Likewise the prospect of designating a country of origin as ‘safe’ for some
groups was also explicitly provided for in the previous Directive and the Regulation
applying in future, but not in the current procedures Directive.
Impact of the future judgment
We can’t fully assess the impact
of a future judgment before it is handed down. But while it is possible that the
future judgment may criticise aspects of how Italy applies the ‘safe country of
origin’ rule, it might still nevertheless be possible for Italy to correct
those errors and still apply at least some amended version of the rule to
asylum seekers that it wishes to remove to Albania during the processing of
their claims.

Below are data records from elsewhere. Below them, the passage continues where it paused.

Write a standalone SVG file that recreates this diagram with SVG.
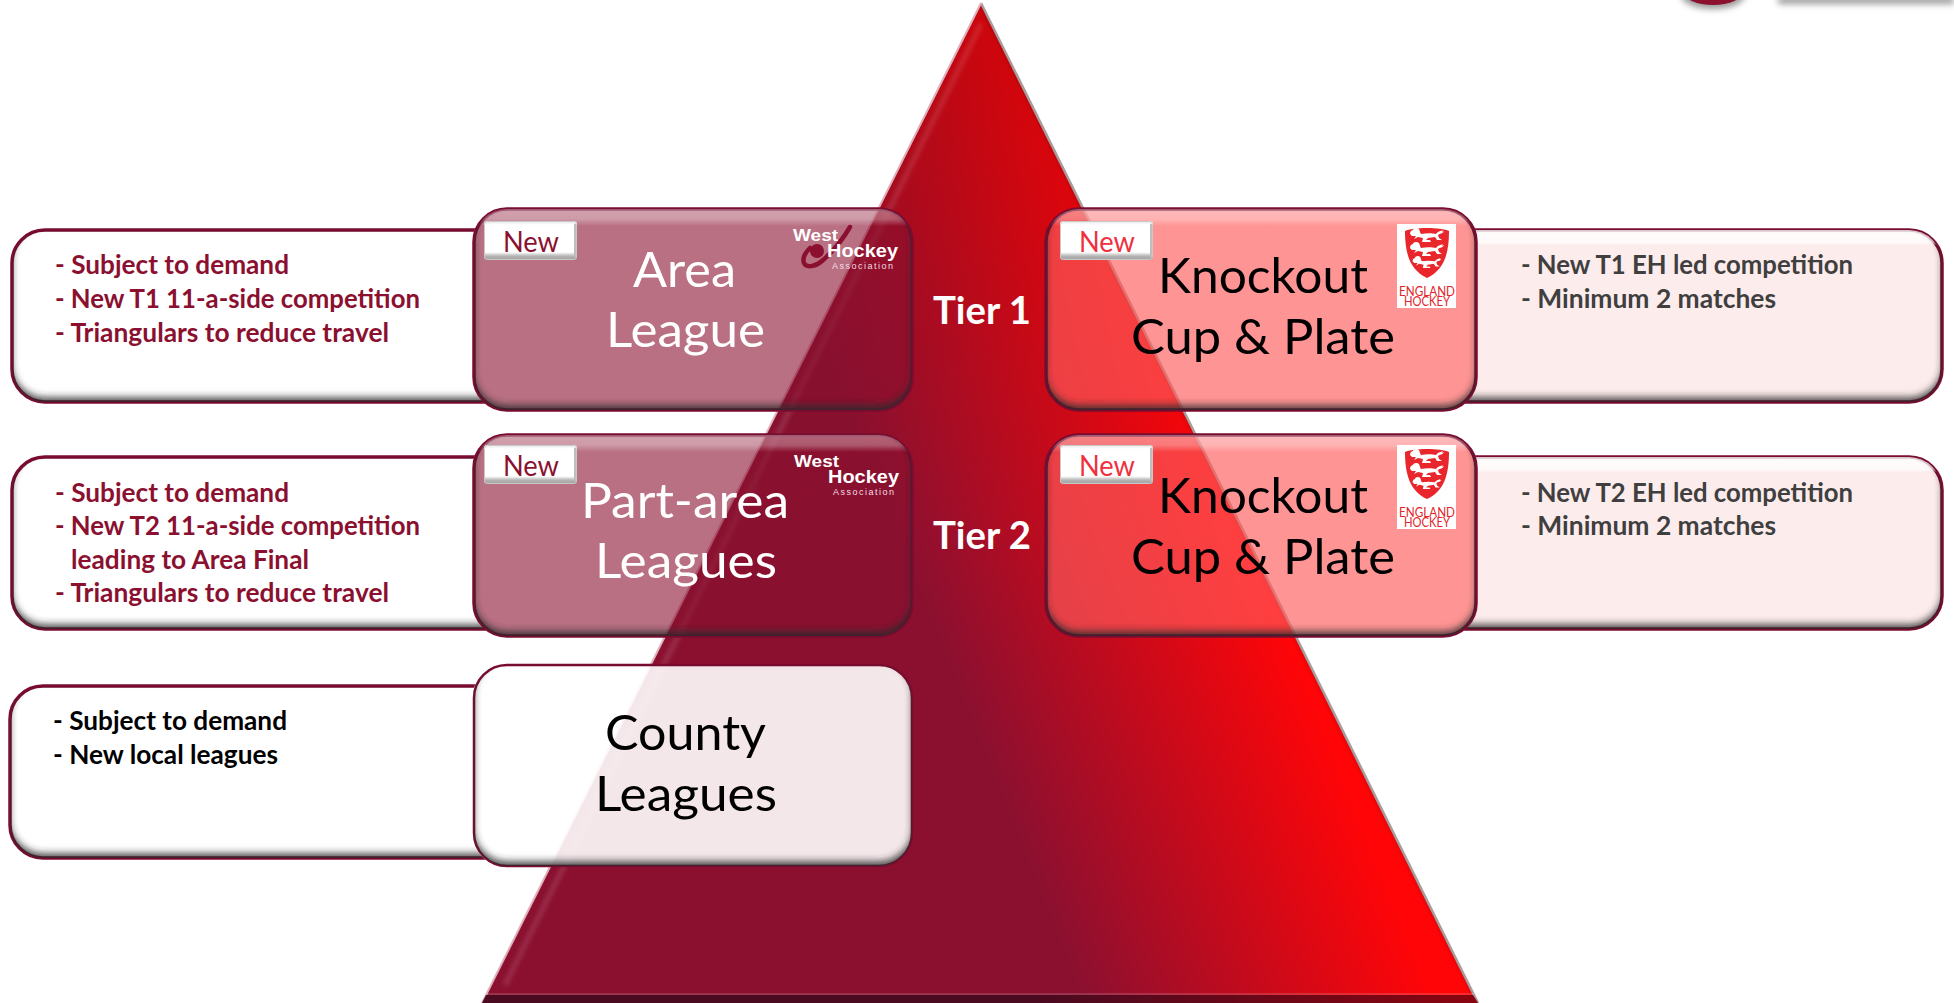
<svg xmlns="http://www.w3.org/2000/svg" xmlns:xlink="http://www.w3.org/1999/xlink" width="1954" height="1003" viewBox="0 0 1954 1003">
<style>
text{font-family:Lato,"Liberation Sans",sans-serif}
.frame{stroke:#7a0c30;stroke-width:3.5}
.bev{fill:url(#bevV);stroke:none}
.nbev{fill:url(#bevN);stroke:none}
.inner{fill:#000;stroke:none;filter:url(#inner)}
.big{font-size:49px}
.w{fill:#fff}.k{fill:#000}
.li{font-size:26px;font-weight:700}
.mar{fill:#8b1030}.gr{fill:#3f3f3f}.bl{fill:#000}
.tier{font-size:38px;font-weight:700;fill:#fff}
.new{font-size:29px}
.logo{font-family:"Liberation Sans",sans-serif;font-weight:700;fill:#fff}
.eng{font-size:12.5px;fill:#e3232b}
</style>
<defs>
<linearGradient id="tri" gradientUnits="userSpaceOnUse" x1="1044" y1="900" x2="1347" y2="779">
<stop offset="0" stop-color="#8b1030"/><stop offset="1" stop-color="#ff0508"/>
</linearGradient>
<linearGradient id="topShade" gradientUnits="userSpaceOnUse" x1="0" y1="0" x2="0" y2="520">
<stop offset="0" stop-color="#000" stop-opacity=".14"/><stop offset="1" stop-color="#000" stop-opacity="0"/>
</linearGradient>
<linearGradient id="base" x1="0" y1="0" x2="1" y2="0">
<stop offset="0" stop-color="#4a0a20"/><stop offset=".55" stop-color="#4a0a20"/><stop offset="1" stop-color="#8a0510"/>
</linearGradient>
<linearGradient id="bevV" x1="0" y1="0" x2="0" y2="1">
<stop offset="0" stop-color="#fff" stop-opacity=".35"/><stop offset=".05" stop-color="#fff" stop-opacity=".3"/><stop offset=".085" stop-color="#fff" stop-opacity="0"/><stop offset="1" stop-color="#fff" stop-opacity="0"/>
</linearGradient>
<linearGradient id="bevN" x1="0" y1="0" x2="0" y2="1">
<stop offset="0" stop-color="#fff" stop-opacity=".8"/><stop offset=".07" stop-color="#fff" stop-opacity=".75"/><stop offset=".09" stop-color="#fff" stop-opacity="0"/><stop offset="1" stop-color="#fff" stop-opacity="0"/>
</linearGradient>
<linearGradient id="badge" x1="0" y1="0" x2="0" y2="1">
<stop offset="0" stop-color="#e6e6e6"/><stop offset=".1" stop-color="#fff"/><stop offset=".8" stop-color="#fff"/><stop offset=".9" stop-color="#b4b4b4"/><stop offset="1" stop-color="#a0a0a0"/>
</linearGradient>
<clipPath id="triClip"><path d="M981 3L1478 1003H482Z"/></clipPath>
<clipPath id="cl1"><path clip-rule="evenodd" d="M0 200H540V420H0ZM473 240a33 33 0 0 1 33-33H540V411H506a33 33 0 0 1-33-33Z"/></clipPath>
<clipPath id="cl2"><path clip-rule="evenodd" d="M0 425H540V650H0ZM473 466a33 33 0 0 1 33-33H540V637H506a33 33 0 0 1-33-33Z"/></clipPath>
<clipPath id="cl3"><path clip-rule="evenodd" d="M0 670H540V880H0ZM473 696a33 33 0 0 1 33-33H540V867H506a33 33 0 0 1-33-33Z"/></clipPath>
<clipPath id="cr1"><path clip-rule="evenodd" d="M1440 200H1954V420H1440ZM1477 240a33 33 0 0 0-33-33H1440V411H1444a33 33 0 0 0 33-33Z"/></clipPath>
<clipPath id="cr2"><path clip-rule="evenodd" d="M1440 425H1954V650H1440ZM1477 466a33 33 0 0 0-33-33H1440V637H1444a33 33 0 0 0 33-33Z"/></clipPath>
<filter id="blur3" x="-20%" y="-100%" width="140%" height="300%"><feGaussianBlur stdDeviation="3"/></filter>
<filter id="blur2" filterUnits="userSpaceOnUse" x="400" y="0" width="1154" height="1003"><feGaussianBlur stdDeviation="2"/></filter>
<filter id="inner" x="-5%" y="-5%" width="110%" height="110%">
<feGaussianBlur in="SourceAlpha" stdDeviation="3.5" result="b"/>
<feOffset in="b" dy="-5" result="o"/>
<feComposite in="SourceAlpha" in2="o" operator="out" result="s"/>
<feFlood flood-color="#2a2a2a" flood-opacity=".8"/>
<feComposite in2="s" operator="in"/>
</filter>
<g id="newb"><rect x="0" y="0" width="93" height="39" rx="3" fill="url(#badge)"/><rect x="0.5" y="0.5" width="92" height="38" rx="3" fill="none" stroke="#c8c8c8"/><path d="M91 3V36" stroke="#bdbdbd" stroke-width="2"/></g>
<g id="wha">
<path d="M850 227C840 244 830 254 822 261C815 267 806 268 804 263C802 258 806 252 810 248" fill="none" stroke="#8b1030" stroke-width="4.5" stroke-linecap="round"/>
<circle cx="817" cy="251" r="7" fill="#8b1030"/>
<text class="logo" x="793" y="241" font-size="16" textLength="45" lengthAdjust="spacingAndGlyphs">West</text>
<text class="logo" x="827" y="257" font-size="18" textLength="71" lengthAdjust="spacingAndGlyphs">Hockey</text>
<text class="logo" x="832" y="269" font-size="9" textLength="61" style="font-weight:400;fill:#f2dfe4">Association</text>
</g>
<path id="lion" d="M-17 -2C-17 -5 -15 -6 -14 -6C-14 -8 -10 -9 -8 -7C-7 -5 -7 -3 -6 -2C-1 -3 5 -3 9 -2C11 -5 14 -5 16 -6C14 -4 16 -4 17 -5C16 -2 13 -3 11 -1L12 2L15 4L10 4L8 1L1 2L-1 4L3 4L4 6L-5 6L-4 2L-9 1L-13 3L-11 0L-15 0Z" fill="#fff"/>
<g id="eh">
<rect x="0" y="0" width="59" height="84" fill="#fff"/>
<path d="M8 7C16 3 44 3 52 7C52 30 47 46 30 54C13 46 8 30 8 7Z" fill="#e8262b"/>
<use xlink:href="#lion" transform="translate(30 12)"/>
<use xlink:href="#lion" transform="translate(30 26)"/>
<use xlink:href="#lion" transform="translate(30 39) scale(.85)"/>
<text class="eng" x="2" y="72" textLength="56" lengthAdjust="spacingAndGlyphs">ENGLAND</text>
<text class="eng" x="7" y="82" textLength="46" lengthAdjust="spacingAndGlyphs">HOCKEY</text>
</g>
</defs>
<rect width="1954" height="1003" fill="#fff"/>

<g id="corner-logo">
<ellipse cx="1713" cy="-5" rx="32" ry="14" fill="#999" filter="url(#blur3)"/>
<ellipse cx="1713" cy="-9" rx="30" ry="14" fill="#8b1030"/>
<rect x="1778" y="-3" width="176" height="7" fill="#9a9a9a" filter="url(#blur3)"/>
</g>

<g id="pyramid">
<path d="M981 3L1478 1003H482Z" fill="url(#tri)"/>
<g clip-path="url(#triClip)">
<rect x="700" y="0" width="600" height="520" fill="url(#topShade)"/>
<path d="M987 3L1484 1003" fill="none" stroke="#000" stroke-opacity=".16" stroke-width="15" filter="url(#blur2)"/>
<path d="M981 24L505 985" fill="none" stroke="#fff" stroke-opacity=".13" stroke-width="5" filter="url(#blur2)"/>
</g>
<path d="M981 3L1478 1003" fill="none" stroke="#a89c9c" stroke-width="2.5"/>
<path d="M981 3L482 1003" fill="none" stroke="#e0b0bc" stroke-width="2"/>
<path d="M487 994H1474" fill="none" stroke="#fff" stroke-opacity=".15" stroke-width="2"/>
<path d="M486 995H1473L1478 1003H482Z" fill="url(#base)"/>
</g>

<g id="note-area">
<g clip-path="url(#cl1)"><rect class="frame" x="12" y="230" width="560" height="172" rx="33" fill="#fff"/><rect class="inner" x="12" y="230" width="560" height="172" rx="33"/></g>
<text class="li mar" x="55" y="274" textLength="234" lengthAdjust="spacingAndGlyphs">- Subject to demand</text>
<text class="li mar" x="55" y="308" textLength="365" lengthAdjust="spacingAndGlyphs">- New T1 11-a-side competition</text>
<text class="li mar" x="55" y="342" textLength="334" lengthAdjust="spacingAndGlyphs">- Triangulars to reduce travel</text>
</g>
<g id="note-part-area">
<g clip-path="url(#cl2)"><rect class="frame" x="12" y="457" width="560" height="172" rx="33" fill="#fff"/><rect class="inner" x="12" y="457" width="560" height="172" rx="33"/></g>
<text class="li mar" x="55" y="502" textLength="234" lengthAdjust="spacingAndGlyphs">- Subject to demand</text>
<text class="li mar" x="55" y="535" textLength="365" lengthAdjust="spacingAndGlyphs">- New T2 11-a-side competition</text>
<text class="li mar" x="71" y="569" textLength="238" lengthAdjust="spacingAndGlyphs">leading to Area Final</text>
<text class="li mar" x="55" y="602" textLength="334" lengthAdjust="spacingAndGlyphs">- Triangulars to reduce travel</text>
</g>
<g id="note-county">
<g clip-path="url(#cl3)"><rect class="frame" x="10" y="686" width="560" height="172" rx="33" fill="#fff"/><rect class="inner" x="10" y="686" width="560" height="172" rx="33"/></g>
<text class="li bl" x="53" y="730" textLength="234" lengthAdjust="spacingAndGlyphs">- Subject to demand</text>
<text class="li bl" x="53" y="764" textLength="225" lengthAdjust="spacingAndGlyphs">- New local leagues</text>
</g>
<g id="note-ko1">
<g clip-path="url(#cr1)"><rect class="frame" x="1400" y="230" width="542" height="172" rx="33" fill="#fdecec"/><rect class="nbev" x="1400" y="230" width="542" height="172" rx="33"/><rect class="inner" x="1400" y="230" width="542" height="172" rx="33"/></g>
<text class="li gr" x="1521" y="274" textLength="332" lengthAdjust="spacingAndGlyphs">- New T1 EH led competition</text>
<text class="li gr" x="1521" y="308" textLength="255" lengthAdjust="spacingAndGlyphs">- Minimum 2 matches</text>
</g>
<g id="note-ko2">
<g clip-path="url(#cr2)"><rect class="frame" x="1400" y="457" width="542" height="172" rx="33" fill="#fdecec"/><rect class="nbev" x="1400" y="457" width="542" height="172" rx="33"/><rect class="inner" x="1400" y="457" width="542" height="172" rx="33"/></g>
<text class="li gr" x="1521" y="502" textLength="332" lengthAdjust="spacingAndGlyphs">- New T2 EH led competition</text>
<text class="li gr" x="1521" y="535" textLength="255" lengthAdjust="spacingAndGlyphs">- Minimum 2 matches</text>
</g>

<g id="area-league">
<rect class="frame" x="474" y="209" width="438" height="201" rx="33" fill="#8b1030" fill-opacity=".6"/>
<rect class="bev" x="474" y="209" width="438" height="201" rx="33"/><rect class="inner" x="474" y="209" width="438" height="201" rx="33"/>
<use xlink:href="#newb" x="484" y="221"/>
<text class="new mar" x="503" y="252" textLength="56" lengthAdjust="spacingAndGlyphs">New</text>
<text class="big w" x="633" y="287" textLength="103" lengthAdjust="spacingAndGlyphs">Area</text>
<text class="big w" x="606" y="347" textLength="159" lengthAdjust="spacingAndGlyphs">League</text>
<use xlink:href="#wha"/>
</g>
<g id="part-area-leagues">
<rect class="frame" x="474" y="435" width="438" height="201" rx="33" fill="#8b1030" fill-opacity=".6"/>
<rect class="bev" x="474" y="435" width="438" height="201" rx="33"/><rect class="inner" x="474" y="435" width="438" height="201" rx="33"/>
<use xlink:href="#newb" x="484" y="445"/>
<text class="new mar" x="503" y="476" textLength="56" lengthAdjust="spacingAndGlyphs">New</text>
<text class="big w" x="581" y="518" textLength="208" lengthAdjust="spacingAndGlyphs">Part-area</text>
<text class="big w" x="595" y="578" textLength="182" lengthAdjust="spacingAndGlyphs">Leagues</text>
<use xlink:href="#wha" x="1" y="226"/>
</g>
<g id="county-leagues">
<rect class="frame" x="474" y="665" width="438" height="201" rx="33" fill="#fff" fill-opacity=".9" style="stroke-width:2.5"/>
<rect class="inner" x="474" y="665" width="438" height="201" rx="33"/>
<text class="big k" x="605" y="750" textLength="161" lengthAdjust="spacingAndGlyphs">County</text>
<text class="big k" x="595" y="811" textLength="182" lengthAdjust="spacingAndGlyphs">Leagues</text>
</g>
<g id="knockout-1">
<rect class="frame" x="1046" y="209" width="430" height="201" rx="33" fill="#ff5d5d" fill-opacity=".66"/>
<rect class="bev" x="1046" y="209" width="430" height="201" rx="33"/><rect class="inner" x="1046" y="209" width="430" height="201" rx="33"/>
<use xlink:href="#newb" x="1060" y="221"/>
<text class="new" fill="#f0303c" x="1079" y="252" textLength="56" lengthAdjust="spacingAndGlyphs">New</text>
<text class="big k" x="1158" y="293" textLength="210" lengthAdjust="spacingAndGlyphs">Knockout</text>
<text class="big k" x="1131" y="354" textLength="264" lengthAdjust="spacingAndGlyphs">Cup &amp; Plate</text>
<use xlink:href="#eh" x="1397" y="224"/>
</g>
<g id="knockout-2">
<rect class="frame" x="1046" y="435" width="430" height="201" rx="33" fill="#ff5d5d" fill-opacity=".66"/>
<rect class="bev" x="1046" y="435" width="430" height="201" rx="33"/><rect class="inner" x="1046" y="435" width="430" height="201" rx="33"/>
<use xlink:href="#newb" x="1060" y="445"/>
<text class="new" fill="#f0303c" x="1079" y="476" textLength="56" lengthAdjust="spacingAndGlyphs">New</text>
<text class="big k" x="1158" y="513" textLength="210" lengthAdjust="spacingAndGlyphs">Knockout</text>
<text class="big k" x="1131" y="574" textLength="264" lengthAdjust="spacingAndGlyphs">Cup &amp; Plate</text>
<use xlink:href="#eh" x="1397" y="445"/>
</g>
<g id="tier-labels">
<text class="tier" x="933" y="324" textLength="98" lengthAdjust="spacingAndGlyphs">Tier 1</text>
<text class="tier" x="933" y="549" textLength="98" lengthAdjust="spacingAndGlyphs">Tier 2</text>
</g>
</svg>
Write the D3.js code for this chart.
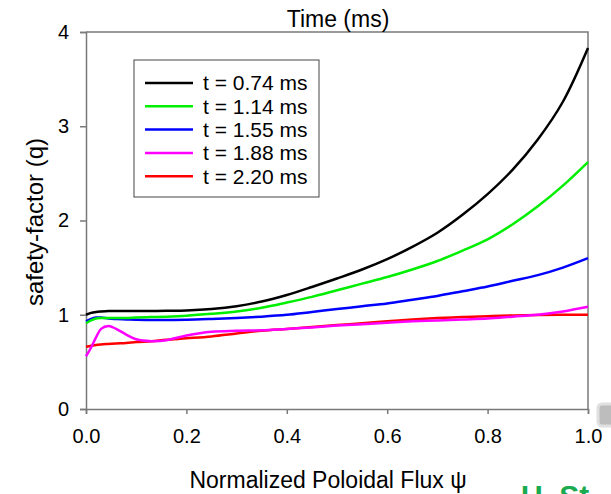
<!DOCTYPE html>
<html>
<head>
  <meta charset="utf-8">
  <script src="https://d3js.org/d3.v7.min.js"></script>
  <style>
    body { margin: 0; background: #fff; }
    svg { display: block; font-family: "Liberation Sans", Arial, sans-serif; }
  </style>
</head>
<body>
  <svg width="611" height="494"></svg>
  <script>
    // normalized poloidal flux grid
    const psi = [0, 0.01, 0.02, 0.03, 0.045, 0.06, 0.08, 0.1, 0.13, 0.16, 0.2, 0.25, 0.3, 0.35,
      0.4, 0.45, 0.5, 0.55, 0.6, 0.65, 0.7, 0.75, 0.8, 0.85, 0.9, 0.95, 1.0];

    // q profiles at each time
    const q074 = [1.00, 1.02, 1.03, 1.035, 1.04, 1.04, 1.04, 1.04, 1.04, 1.042, 1.045, 1.06, 1.09, 1.14,
      1.21, 1.295, 1.385, 1.48, 1.59, 1.72, 1.87, 2.06, 2.28, 2.54, 2.86, 3.26, 3.83];
    const q114 = [0.91, 0.94, 0.96, 0.965, 0.965, 0.965, 0.965, 0.97, 0.975, 0.98, 0.99, 1.01, 1.035, 1.075,
      1.13, 1.19, 1.26, 1.33, 1.40, 1.48, 1.57, 1.68, 1.80, 1.96, 2.15, 2.37, 2.62];
    const q155 = [0.93, 0.955, 0.97, 0.97, 0.96, 0.955, 0.95, 0.947, 0.945, 0.945, 0.947, 0.955, 0.965, 0.98,
      1.00, 1.03, 1.06, 1.09, 1.12, 1.16, 1.20, 1.25, 1.30, 1.36, 1.42, 1.50, 1.60];
    const q188 = [0.56, 0.65, 0.76, 0.85, 0.88, 0.85, 0.79, 0.74, 0.72, 0.73, 0.78, 0.82, 0.83, 0.835,
      0.85, 0.865, 0.885, 0.90, 0.915, 0.93, 0.94, 0.95, 0.96, 0.98, 1.00, 1.035, 1.085];
    const q220 = [0.66, 0.67, 0.68, 0.685, 0.69, 0.695, 0.70, 0.71, 0.72, 0.735, 0.75, 0.77, 0.80, 0.83,
      0.85, 0.87, 0.89, 0.91, 0.93, 0.95, 0.965, 0.975, 0.985, 0.993, 0.998, 1.0, 1.0];

    const labels = ["t = 0.74 ms", "t = 1.14 ms", "t = 1.55 ms", "t = 1.88 ms", "t = 2.20 ms"];
    const colors = ["#000000", "#00ee00", "#0000ff", "#ff00ff", "#ff0000"];
    const xTicks = [0, 0.2, 0.4, 0.6, 0.8, 1.0];
    const yTicks = [0, 1, 2, 3, 4];

    const series = [q074, q114, q155, q188, q220].map((q, i) => ({
      label: labels[i], color: colors[i],
      values: psi.map((p, j) => ({ x: p, y: q[j] }))
    }));

    const svg = d3.select("svg");
    const mLeft = 86, mRight = 588, mTop = 32, mBottom = 409;

    const x = d3.scaleLinear().domain([0, 1]).range([mLeft, mRight]);
    const y = d3.scaleLinear().domain([0, 4]).range([mBottom, mTop]);

    const axisColor = "#7a7a7a";

    // frame top / right
    svg.append("path")
      .attr("d", `M${mLeft},${mTop}H${mRight}V${mBottom}`)
      .attr("fill", "none").attr("stroke", axisColor).attr("stroke-width", 1.5);

    // x axis
    const gx = svg.append("g")
      .attr("transform", `translate(0,${mBottom})`)
      .call(d3.axisBottom(x).tickValues(xTicks).tickFormat(d3.format(".1f")).tickSizeOuter(0).tickSize(5).tickPadding(15));
    gx.selectAll("path, line").attr("stroke", axisColor).attr("stroke-width", 1.5);
    gx.selectAll("text").attr("font-size", 20).attr("fill", "#000");
    gx.attr("font-family", null);

    // y axis
    const gy = svg.append("g")
      .attr("transform", `translate(${mLeft},0)`)
      .call(d3.axisLeft(y).tickValues(yTicks).tickFormat(d3.format("d")).tickSizeOuter(0).tickSize(6).tickPadding(11));
    gy.selectAll("path, line").attr("stroke", axisColor).attr("stroke-width", 1.5);
    gy.selectAll("text").attr("font-size", 20).attr("fill", "#000");
    gy.attr("font-family", null);

    // curves
    const line = d3.line().x(d => x(d.x)).y(d => y(d.y)).curve(d3.curveCatmullRom.alpha(0.5));
    svg.append("g").selectAll("path")
      .data(series.slice().reverse())
      .join("path")
      .attr("d", d => line(d.values))
      .attr("fill", "none")
      .attr("stroke", d => d.color)
      .attr("stroke-width", 2.5);

    // legend
    const lg = svg.append("g");
    lg.append("rect")
      .attr("x", 134).attr("y", 60).attr("width", 185).attr("height", 137)
      .attr("fill", "#fff").attr("stroke", "#444").attr("stroke-width", 1);
    const rows = lg.selectAll("g.row").data(series).join("g")
      .attr("class", "row")
      .attr("transform", (d, i) => `translate(0,${83 + i * 23.3})`);
    rows.append("line")
      .attr("x1", 145).attr("x2", 193)
      .attr("stroke", d => d.color).attr("stroke-width", 2.5);
    rows.append("text")
      .attr("x", 203).attr("dy", "0.35em")
      .attr("font-size", 21)
      .text(d => d.label);

    // titles
    svg.append("text")
      .attr("x", 338).attr("y", 27)
      .attr("text-anchor", "middle").attr("font-size", 23)
      .text("Time (ms)");
    svg.append("text")
      .attr("x", 328).attr("y", 488)
      .attr("text-anchor", "middle").attr("font-size", 23)
      .text("Normalized Poloidal Flux ψ");
    svg.append("text")
      .attr("transform", "translate(43,222) rotate(-90)")
      .attr("text-anchor", "middle").attr("font-size", 24)
      .text("safety-factor (q)");

    // slide fragments at the edge
    svg.append("rect")
      .attr("x", 598).attr("y", 404).attr("width", 24).attr("height", 22).attr("rx", 4)
      .attr("fill", "#bdbdbd").attr("stroke", "#e0e0e0").attr("stroke-width", 3);
    svg.append("text")
      .attr("x", 521).attr("y", 506)
      .attr("font-size", 30).attr("font-weight", "bold").attr("fill", "#1aaa50")
      .text("U. St");
  </script>
</body>
</html>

If necessary, the EU might decide to consider bringing forward
the application of parts of the future Regulation, or quickly using its power
to pass an emergency asylum law.
There might, of course, be
further challenges to any amended Italian law, or to EU law itself. For instance,
any attempt to provide in EU law that national designations of ‘safe country of
origin’ cannot be judicially reviewed, or to provide for hurdles limiting such judicial
review, would arguably be invalid as a breach of Article 47 of the EU Charter
of Fundamental Rights, which provides for the right to an effective remedy.
So there’s a decent probability
that some form of Italy/Albania treaty will be applied in practice – albeit
perhaps not as widely as the Italian government hopes. A more significant
barrier to the proliferation of such treaties in future may be the reluctance
of non-EU countries to agree to them (cf, in a different context, the CJEU
judgment ruling that Turkey’s refusal to readmit asylum seekers prevented Greece
from deciding that asylum applications made by the asylum seekers in question
are inadmissible on the grounds that Turkey is a ‘safe third country’), or at
least the limited capacity of such countries (cf Rwanda’s capacity to take only
a small proportion of those crossing to the UK on ‘small boats’).